Trump’s 2016 campaign promise to “drain the swamp”—by which he meant scaling back the administrative state that had risen up alongside America’s three constitutional branches of government—can be understood as an application of great-party principles. It represented an attempt to limit the power of government’s unaccountable, irremovable, and self-interested bureaucrats.
It is no surprise, then, that as president Trump began to lessen government regulation of private enterprise and public and private life.  He still intends to stop the politicization of education and the intrusion of politically correct programs and agendas which dilute the process of learning, give false and unethical hopes to children, and corrode the infrastructure of American progress.

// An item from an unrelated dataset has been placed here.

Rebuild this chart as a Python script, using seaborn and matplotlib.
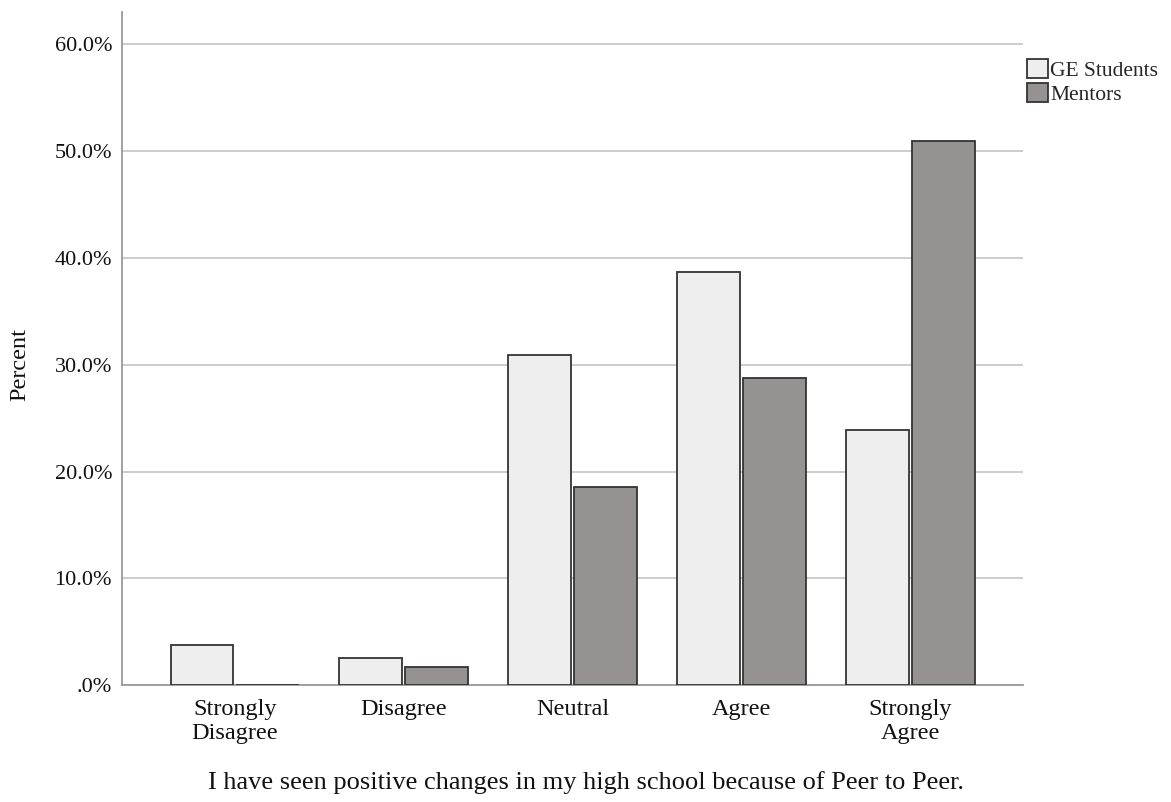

His actions to question international accords and treaties, his appointment of a Constitutional originalist to the Supreme Court, and his unilateral stances in foreign affairs are all consistent with this fundamental American exceptionalism.

Tocqueville while in America was prompted to ask the question: “Can democracies achieve greatness or must they be content with a comfortable mediocrity…?’
Tocqueville worried about whether democracies were capable of pursuing great foreign policy goals, warning that democratic citizens lacked the patience and determination to pursue long-range policies. Wars would have to be short, policy objectives clear, victory decisive.
Yarbrough concludes with this passage:
Whether Trump can deliver on these Tocquevillian themes remains to be seen. It will take patience and skill in the art of leading a free people—an art that Tocqueville believed Andrew Jackson did not possess. The French aristocrat [might] have taken a similarly dim view of Trump—but he might also recognize, in the president’s pledges and commitments, echoes of some of his, Tocqueville's, own deeply held principles.